Doctor of Philosophy

Program

Biology

Supervisor

Dr. Irena Creed

Abstract

The release of greenhouse gases into the atmosphere is becoming an increasingly important problem due to the overwhelming evidence of the relationship between rising greenhouse gas concentrations and increased global temperatures. It is important that we gain a better understanding of the processes controlling the release of N2O, a powerful greenhouse gas. Topographic influences on soil temperature, moisture, reduction-oxidation (redox) potential, dissolved organic carbon, and nitrate conditions, which in turn influence N2O release, were investigated in a natural temperate forest ecosystem in Ontario, Canada. Wetland positions were observed to have the conditions most suited for N2O production (redox potential between +100 and -100 mV).
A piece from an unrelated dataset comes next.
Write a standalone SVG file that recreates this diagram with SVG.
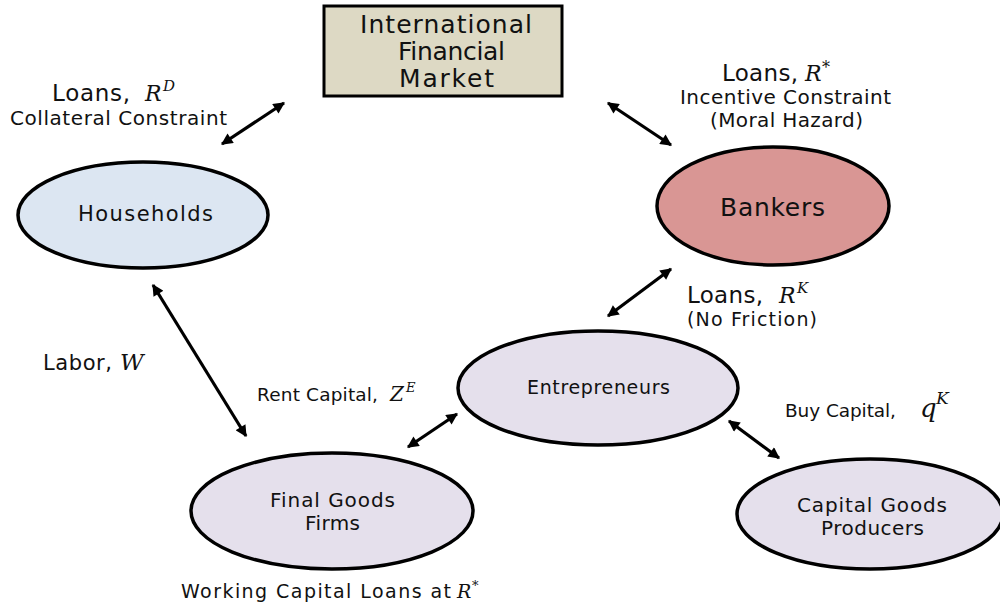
<svg xmlns="http://www.w3.org/2000/svg" width="1000" height="610" viewBox="0 0 1000 610">
  <style>
    .lbl { font-family: "DejaVu Sans", "Noto Sans", sans-serif; fill: #111; }
    .math { font-family: "DejaVu Serif", "Liberation Serif", serif; font-style: italic; fill: #111; }
    .node { stroke: #000; stroke-width: 3.5; }
    .conn { stroke: #000; stroke-width: 3.2; fill: none; marker-start: url(#head); marker-end: url(#head); }
  </style>
  <defs>
    <marker id="head" viewBox="0 0 10 10" refX="9" refY="5" markerWidth="4" markerHeight="3.6" markerUnits="strokeWidth" orient="auto-start-reverse">
      <path d="M0,0 L10,5 L0,10 z" fill="#000"/>
    </marker>
  </defs>

  <rect width="1000" height="610" fill="#fff"/>

  <!-- connectors -->
  <g id="connectors">
    <line class="conn" x1="222" y1="144" x2="284" y2="103"/>
    <line class="conn" x1="608" y1="103" x2="671" y2="145"/>
    <line class="conn" x1="153" y1="285" x2="246" y2="436"/>
    <line class="conn" x1="608" y1="316" x2="671" y2="269"/>
    <line class="conn" x1="408" y1="447" x2="457" y2="414"/>
    <line class="conn" x1="729" y1="421" x2="779" y2="458"/>
  </g>

  <!-- international financial market -->
  <g id="ifm">
    <rect x="324" y="6" width="238" height="90" fill="#DDD9C4" stroke="#000" stroke-width="3"/>
    <text class="lbl" x="360" y="33" font-size="25" textLength="172">International</text>
    <text class="lbl" x="398" y="60" font-size="25" textLength="107">Financial</text>
    <text class="lbl" x="399" y="87" font-size="25" textLength="95">Market</text>
  </g>

  <!-- households -->
  <g id="households">
    <ellipse class="node" cx="143" cy="215" rx="125" ry="53" fill="#DCE6F2"/>
    <text class="lbl" x="78" y="221" font-size="21" textLength="135">Households</text>
  </g>

  <!-- bankers -->
  <g id="bankers">
    <ellipse class="node" cx="773" cy="206" rx="116" ry="59" fill="#D99694"/>
    <text class="lbl" x="720" y="216" font-size="25" textLength="105">Bankers</text>
  </g>

  <!-- entrepreneurs -->
  <g id="entrepreneurs">
    <ellipse class="node" cx="598" cy="388" rx="140" ry="57" fill="#E5E0EC"/>
    <text class="lbl" x="527" y="394" font-size="19" textLength="143">Entrepreneurs</text>
  </g>

  <!-- final goods firms -->
  <g id="final-goods">
    <ellipse class="node" cx="332" cy="511" rx="141" ry="58" fill="#E5E0EC"/>
    <text class="lbl" x="270" y="507" font-size="20" textLength="125">Final Goods</text>
    <text class="lbl" x="305" y="530" font-size="20" textLength="55">Firms</text>
  </g>

  <!-- capital goods producers -->
  <g id="capital-goods">
    <ellipse class="node" cx="870" cy="514" rx="133" ry="55" fill="#E5E0EC"/>
    <text class="lbl" x="797" y="512" font-size="20" textLength="150">Capital Goods</text>
    <text class="lbl" x="821" y="535" font-size="20" textLength="103">Producers</text>
  </g>

  <!-- edge labels -->
  <g id="labels">
    <text class="lbl" x="52" y="101" font-size="23" textLength="78">Loans,</text>
    <text class="math" x="145" y="101" font-size="22">R</text>
    <text class="math" x="163" y="91" font-size="15">D</text>
    <text class="lbl" x="10" y="125" font-size="20" textLength="217">Collateral Constraint</text>

    <text class="lbl" x="722" y="81" font-size="23" textLength="76">Loans,</text>
    <text class="math" x="805" y="81" font-size="22">R</text>
    <text class="math" x="822" y="73" font-size="16">*</text>
    <text class="lbl" x="680" y="104" font-size="20" textLength="211">Incentive Constraint</text>
    <text class="lbl" x="710" y="127" font-size="20" textLength="153">(Moral Hazard)</text>

    <text class="lbl" x="687" y="303" font-size="23" textLength="76">Loans,</text>
    <text class="math" x="779" y="303" font-size="22">R</text>
    <text class="math" x="797" y="293" font-size="15">K</text>
    <text class="lbl" x="687" y="326" font-size="19" textLength="130">(No Friction)</text>

    <text class="lbl" x="43" y="370" font-size="21" textLength="69">Labor,</text>
    <text class="math" x="120" y="370" font-size="23">W</text>

    <text class="lbl" x="257" y="401" font-size="18.5" textLength="121">Rent Capital,</text>
    <text class="math" x="390" y="401" font-size="20">Z</text>
    <text class="math" x="406" y="392" font-size="13">E</text>

    <text class="lbl" x="785" y="417" font-size="18.5" textLength="111">Buy Capital,</text>
    <text class="math" x="920" y="417" font-size="26">q</text>
    <text class="math" x="936" y="404" font-size="17">K</text>

    <text class="lbl" x="181" y="598" font-size="19" textLength="270">Working Capital Loans at</text>
    <text class="math" x="457" y="598" font-size="19">R</text>
    <text class="math" x="472" y="590" font-size="13">*</text>
  </g>
</svg>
More N2O was released during the summer from the inner (IW) and outer (OW) wetland positions than from lowland and upland topographic positions. Significant positive relationships between N2O efflux and precipitation events in both the IW and OW were observed, suggesting that precipitation creates conditions that promote bursts of N2O release. In addition, substantial biogeochemical activities were observed during the non-growing season under a snow-pack, including denitrification, which can produce N2O. It is important that we gain a better understanding of the processes controlling the release of N2O during the non-growing season. Fluxes of N2 were estimated using the acetylene inhibition technique from wetland positions that had the optimal redox conditions. Adding N2 and N2O fluxes to catchment N export not only reduced the discrepancy in N export observed among catchments but also between N inputs and outputs. During summer months, rainfall events can be used to predict N2O fluxes from the wetland positions within catchments in temperate forests and the IW position had greater potential of reducing N2O to N2 compared to the OW and the lowland and upland areas. Failing to account for winter denitrification products may lead to underestimation of annual N losses.